Il film pone l’accento non solo sull’inevitabile Eduardo ma anche sul carisma e la personalità di Titina. Era una donna che ha precorso i tempi?
Titina è un personaggio profondissimo, è una proto-femminista. Pur non avendo il dono di ciò che in quell’epoca era ritenuta la bellezza visto che al tempo andavano le soubrette e le maggiorate, Titina è riuscita a imporsi con la sua femminilità più consueta, quella della signora della porta accanto. Ha fatto un percorso insolito perché si è messa con un ragazzo molto bello più giovane di lei, quello che oggi chiameremmo il toy boy ed è stata anche l’attrice più importante della compagnia. Pietro Carloni, il marito, prendeva un decimo della paga di Titina per cui chi portava avanti veramente la famiglia, anche dal punto di vista economico era lei. Tutti questi sono elementi di una spregiudicatezza, per l’epoca che raccontiamo, assoluta. Titina viene spesso raccontata come collante tra questi due fratelli, lo era ma non lo era. Considerate che, dopo il 1931, nella storia che io mi auguro di poter continuare a raccontare in un sequel di questo film, chi abbandona per la prima volta il trio dopo 13 anni è proprio Titina. Pertanto è stata una donna spigolosa, problematica, complessa, piena di ironia ma sapeva battere i pugni e il fatto di essere donna non significava essere disposta a stare agli ordini dei suoi due fratelli.

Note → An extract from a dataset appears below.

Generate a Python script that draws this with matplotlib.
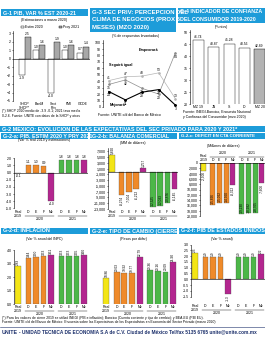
import numpy as np
import matplotlib
matplotlib.use('Agg')
import matplotlib.pyplot as plt
from matplotlib.patches import Rectangle
from matplotlib import font_manager

names = {f.name for f in font_manager.fontManager.ttflist}
narrow = 'Liberation Sans Narrow' if 'Liberation Sans Narrow' in names else 'Liberation Sans'
plt.rcParams['font.family'] = [narrow, 'DejaVu Sans']

# G-1 PIB estimaciones
g1_cats = ['SHCP\nSHCP*', 'BanM', 'Sect\nPriv', 'FMI', 'OCDE']
g1_2020 = [-1.9, 1.0, -4.0, 1.0, 0.7]
g1_2021 = [2.5, 1.6, 1.9, 1.6, 1.4]

# G-3 clima de negocios (% de respuestas)
g3_mejorara = [24, 11, 23, 27, 3]
g3_igual = [41, 47, 48, 53, 13]
g3_empeorara = [35, 42, 29, 20, 84]

# G-4 confianza del consumidor
g4_cats = ['MZ 19', 'JN', 'S', 'D', 'MZ 20']
g4_vals = [46.74, 43.87, 45.28, 43.56, 42.89]

# G-2 expectativas
g2_cats = ['Real\n2019', 'D', 'E', 'F', 'Mz', 'D', 'E', 'F', 'Mz']
g2_years = ['2020', '2021']
g2a_pib = [-0.1, 1.1, 1.0, 0.9, -4.0, 1.8, 1.8, 1.8, 1.8]
g2b_balanza = [5820, -8274, -7004, -6212, 1257, -12325, -12033, -10876, -6145]
g2c_cuenta = [-2900, -15826, -15022, -14960, -8312, -19230, -18982, -18705, -7600]
g2d_inflacion = [2.83, 3.44, 3.50, 3.53, 3.61, 3.53, 3.53, 3.55, 3.60]
g2e_cambio = [18.86, 20.03, 19.92, 19.77, 22.79, 20.36, 20.16, 20.09, 21.90]
g2f_pib_eu = [2.3, 1.9, 1.9, 1.9, -1.3, 1.9, 1.9, 1.9, 2.2]

W, H = 265, 342
BLUE = '#1d9cd9'
YEL, ORA, MAG, GRE = '#f3e516', '#ef8a2a', '#b3268f', '#4cb748'
G2_COLORS = [YEL, ORA, ORA, ORA, MAG, GRE, GRE, GRE, MAG]
POS = np.arange(9) + np.array([0, .35, .35, .35, .35, .7, .7, .7, .7])

fig = plt.figure(figsize=(2.65, 3.42), dpi=100)


def box(x0, y0, x1, y1):
    return [x0 / W, 1 - y1 / H, (x1 - x0) / W, (y1 - y0) / H]


def put(x, y, s, size=2.6, **kw):
    fig.text(x / W, 1 - y / H, s, fontsize=size, **kw)


def banner(x0, y0, x1, y1, lines, size=3.9):
    fig.add_artist(Rectangle((x0 / W, 1 - y1 / H), (x1 - x0) / W, (y1 - y0) / H,
                             transform=fig.transFigure, color=BLUE, lw=0))
    step = (y1 - y0) / len(lines)
    for i, s in enumerate(lines):
        put(x0 + 2, y0 + step * (i + 0.5), s, size=size, color='white',
            va='center', fontweight='bold')


def style(ax, size=2.5):
    for s in ['top', 'right', 'bottom']:
        ax.spines[s].set_visible(False)
    ax.spines['left'].set_linewidth(0.4)
    ax.tick_params(labelsize=size, length=1, width=0.4, pad=0.8)
    ax.tick_params(axis='x', length=0)
    ax.patch.set_alpha(0)


# ---------------- G-1
banner(1, 9, 88, 16, ['G-1 PIB, VAR % EST 2020-21'])
put(44, 20, '(Estimaciones a marzo 2020)', size=2.5, ha='center', va='center')
fig.add_artist(Rectangle((21 / W, 1 - 28 / H), 3 / W, 2.5 / H, transform=fig.transFigure,
                         facecolor='white', edgecolor='black', lw=0.3))
put(25, 26.7, 'Estim 2020', size=2.5, va='center')
fig.add_artist(Rectangle((59 / W, 1 - 28 / H), 3 / W, 2.5 / H, transform=fig.transFigure,
                         facecolor='#a8a8a8', edgecolor='black', lw=0.3))
put(63, 26.7, 'Proy 2021', size=2.5, va='center')

ax = fig.add_axes(box(13, 31, 90, 101))
style(ax)
x = np.arange(len(g1_cats))
w = 0.41
ax.bar(x - w / 2, g1_2020, w, color='white', edgecolor='black', lw=0.3)
ax.bar(x + w / 2, g1_2021, w, color='#a8a8a8', edgecolor='black', lw=0.3)
ax.axhline(0, color='black', lw=0.4)
for xi, a, b in zip(x, g1_2020, g1_2021):
    for xx, v in [(xi - w / 2, a), (xi + w / 2, b)]:
        ax.text(xx, v + (0.15 if v >= 0 else -0.2), f'{v:.1f}', fontsize=2.4,
                ha='center', va='bottom' if v >= 0 else 'top')
ax.set_xlim(-0.79, 4.48)
ax.set_ylim(-5, 3.25)
ax.set_yticks(np.arange(-5, 4, 1))
ax.set_xticks(x)
ax.set_xticklabels(g1_cats, fontsize=2.5, linespacing=0.9)
put(2, 111, '(*) SHCP 2020 medio de -3.9 -0.1; 2021 tasa media', size=2.4, va='center')
put(2, 116, '0-2.6. Fuente: UNITE con datos de la SHCP y otros', size=2.4, va='center')

# ---------------- G-3
banner(90, 8, 176, 32, ['G-3 SEC PRIV: PERCEPCION DEL', 'CLIMA DE NEGOCIOS (PROX 6',
                        'MESES) (MZO 2020)'], size=4.3)
put(135, 36, '(% de respuestas levantadas)', size=2.5, ha='center', va='center')
ax = fig.add_axes(box(103, 40, 177, 107))
style(ax)
xt = np.arange(len(g3_mejorara))
ax.plot(xt, g3_empeorara, color='#8c8c8c', lw=0.5, marker='o', ms=0.9)
ax.plot(xt, g3_igual, color='#b5b5b5', lw=0.5, marker='o', ms=0.9)
ax.plot(xt, g3_mejorara, color='black', lw=0.8, marker='o', ms=1.1)
for serie, dy in [(g3_empeorara, -6), (g3_igual, 4), (g3_mejorara, -6)]:
    for xi, v in zip(xt, serie):
        ax.text(xi, v + dy, str(v), fontsize=2.4, ha='center', va='center')
ax.text(2.4, 87, 'Empeorará', fontsize=2.7, fontweight='bold', ha='center')
ax.text(0.7, 63, 'Seguirá igual', fontsize=2.7, fontweight='bold', ha='center')
ax.text(0.5, 2, 'Mejorará', fontsize=2.7, fontweight='bold', ha='center')
ax.set_xlim(-0.35, 4.1)
ax.set_ylim(0, 104)
ax.set_yticks(np.arange(0, 101, 10))
ax.set_xticks([])
put(98, 115, 'Fuente: UNITE c/d del Banco de México', size=2.5, va='center')

# ---------------- G-4
banner(178, 8, 265, 23, ['G-4 INDICADOR DE CONFIANZA', 'DEL CONSUMIDOR 2019-2020'], size=3.8)
put(221, 27, '(Puntos)', size=2.5, ha='center', va='center')
ax = fig.add_axes(box(190, 30, 265, 104))
style(ax)
x4 = np.arange(len(g4_vals))
ax.bar(x4, g4_vals, 0.72, color=['white'] * 4 + ['#b3b3b3'], edgecolor='black', lw=0.3)
for xi, v in zip(x4, g4_vals):
    ax.text(xi, v + 0.6, f'{v:.2f}', fontsize=2.4, ha='center', va='bottom')
ax.set_xlim(-0.55, 4.35)
ax.set_ylim(20, 51)
ax.set_yticks(np.arange(20, 51, 5))
ax.set_xticks(x4)
ax.set_xticklabels(g4_cats, fontsize=2.5)
ax.axhline(20, color='black', lw=0.4)
put(183, 112, 'Fuente: INEGI-Banxico, Encuesta Nacional', size=2.5, va='center')
put(183, 117, 'y Confianza del Consumidor (mzo 2020)', size=2.5, va='center')

# ---------------- G-2 banners
banner(0, 126, 265, 132, ['G-2 MEXICO: EVOLUCION DE LAS EXPECTATIVAS DEL SEC PRIVADO PARA 2020 Y 2021*'],
       size=4.0)
banner(1, 133, 88, 139, ['G-2-a: PIB. ESTIM 2020 Y PRY 2021'])
banner(90, 133, 177, 139, ['G-2-b: BALANZA COMERCIAL'])
banner(179, 133, 265, 139, ['G-2-c: DEFICIT EN CTA CORRIENTE'], size=3.2)
banner(1, 228, 88, 234, ['G-2-d: INFLACION'])
banner(90, 228, 177, 234, ['G-2-e: TIPO DE CAMBIO (CIERRE)'])
banner(179, 228, 265, 234, ['G-2-f: PIB DE ESTADOS UNIDOS'])


def g2_bars(ax, vals, fmt, rotate, pad, inside_below=None):
    ax.bar(POS, vals, 0.75, color=G2_COLORS, edgecolor='#444444', lw=0.2)
    for p, v in zip(POS, vals):
        if v >= 0:
            y, va = v + pad, 'bottom'
        elif inside_below is not None and v < inside_below:
            y, va = v + pad, 'bottom'
        else:
            y, va = v - pad, 'top'
        ax.text(p, y, fmt(v), fontsize=2.3, ha='center', va=va,
                rotation=90 if rotate else 0)
    ax.set_xlim(-0.55, POS[-1] + 0.5)


def g2_xlabels(ax, height, top=False):
    ax.set_xticks(POS)
    ax.set_xticklabels(g2_cats, fontsize=2.5, linespacing=0.9)
    tr = ax.get_xaxis_transform()
    if top:
        ax.xaxis.tick_top()
        yl, yt = 1 + 6.5 / height, 1 + 9.5 / height
    else:
        yl, yt = -6.5 / height, -10 / height
    for k, yr in enumerate(g2_years):
        a, b = POS[1 + 4 * k] - 0.4, POS[4 + 4 * k] + 0.4
        ax.plot([a, b], [yl, yl], transform=tr, color='black', lw=0.3, clip_on=False)
        ax.text((a + b) / 2, yt, yr, transform=tr, fontsize=2.5, ha='center', va='center')


# G-2-a
put(44, 140.5, '(Var % real 2019 y estimaciones)', size=2.5, ha='center', va='center')
ax = fig.add_axes(box(14, 144, 88, 209))
style(ax)
g2_bars(ax, g2a_pib, lambda v: f'{v:.1f}', False, 0.15)
ax.axhline(0, color='black', lw=0.4)
ax.set_ylim(-5.1, 4.0)
ax.set_yticks(np.arange(-5, 3, 1.0))
ax.set_yticklabels([f'{t:.1f}' for t in np.arange(-5, 3, 1.0)])
ax.spines['left'].set_bounds(-5, 2)
g2_xlabels(ax, 65)

# G-2-b
put(133, 143, '(MM de dólares)', size=2.5, ha='center', va='center')
ax = fig.add_axes(box(108, 148, 178, 209))
style(ax)
g2_bars(ax, g2b_balanza, lambda v: f'{v:,.0f}', True, 300, inside_below=-10000)
ax.axhline(0, color='black', lw=0.4)
ax.set_ylim(-13000, 8200)
ax.set_yticks(np.arange(-13000, 8000, 2000))
ax.set_yticklabels([f'{t:,}' for t in np.arange(-13000, 8000, 2000)])
g2_xlabels(ax, 61)

# G-2-c
put(223, 146, '(Millones de dólares)', size=2.5, ha='center', va='center')
ax = fig.add_axes(box(200, 163, 265, 216))
style(ax)
g2_bars(ax, g2c_cuenta, lambda v: f'{v:,.0f}', True, 300, inside_below=-12000)
ax.axhline(0, color='black', lw=0.4)
ax.set_ylim(-20000, 0)
ax.set_yticks(np.arange(-20000, 1, 2000))
ax.set_yticklabels([f'{abs(t):,}' for t in np.arange(-20000, 1, 2000)])
g2_xlabels(ax, 53, top=True)

# G-2-d
put(44, 239, '(Var % anual del INPC)', size=2.5, ha='center', va='center')
ax = fig.add_axes(box(14, 244, 88, 304))
style(ax)
g2_bars(ax, g2d_inflacion, lambda v: f'{v:.2f}', True, 0.08)
ax.axhline(0, color='black', lw=0.4)
ax.set_ylim(0, 4.45)
ax.set_yticks(np.arange(0, 4.1, 1.0))
ax.set_yticklabels([f'{t:.1f}' for t in np.arange(0, 4.1, 1.0)])
ax.spines['left'].set_bounds(0, 4)
g2_xlabels(ax, 60)

# G-2-e
put(133, 239, '(Pesos por dólar)', size=2.5, ha='center', va='center')
ax = fig.add_axes(box(102, 244, 177, 304))
style(ax)
ax.spines['left'].set_visible(False)
ax.set_yticks([])
g2_bars(ax, g2e_cambio, lambda v: f'{v:.2f}', True, 0.25)
ax.axhline(14, color='black', lw=0.4)
ax.set_ylim(14, 25.3)
g2_xlabels(ax, 60)

# G-2-f
put(222, 239, '(Var % anual)', size=2.5, ha='center', va='center')
ax = fig.add_axes(box(191, 244, 265, 303))
style(ax)
g2_bars(ax, g2f_pib_eu, lambda v: f'{v:.1f}', True, 0.08)
ax.axhline(0, color='black', lw=0.4)
ax.set_ylim(-2.05, 3.05)
ax.set_yticks(np.arange(-1.5, 3.01, 0.5))
ax.set_yticklabels([f'{t:.1f}' for t in np.arange(-1.5, 3.01, 0.5)])
ax.spines['left'].set_bounds(-1.5, 3.0)
g2_xlabels(ax, 59)

# ---------------- footer
put(2, 318, '(*) Para los valores de cierre 2019 se utilizó INEGI (PIB e inflación); Banxico '
            '(Cuenta corriente y tipo de cambio); y BEA-EU (PIB EU).', size=2.4, va='center')
put(2, 322.5, 'Fuente: UNITE c/d del Banco de México: Encuesta sobre las Expectativas de los '
              'Especialistas en Economía del Sector Privado (marzo 2020)', size=2.4, va='center')
fig.add_artist(plt.Line2D([0, 1], [1 - 327 / H] * 2, transform=fig.transFigure,
                          color='#1b2f6b', lw=0.4))
put(2, 332, 'UNITE', size=3.8, va='center', fontweight='bold', color='#1b2f6b')
put(19, 332, '- UNIDAD TECNICA DE ECONOMIA S.A de C.V. Ciudad de México Tel/fax 5135 6765 '
             'unite@unite.com.mx', size=3.4, va='center', fontweight='bold', color='#1b2f6b')

fig.savefig('out.png', dpi=100)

Si può essere degli attori e drammaturghi completi oggi senza conoscere l’eredità dei De Filippo?
Sì, probabilmente. Salgari aveva scritto dell’India e dell’Africa senza averle mai visitate. Kafka aveva scritto America senza esserci mai stato ma erano dei geni quindi diciamo che io consiglierei alle persone più normali come lo sono io e a tutti quanti noi di non affidarsi alla propria genialità ma cercare invece di studiare e di fare un percorso più naturale.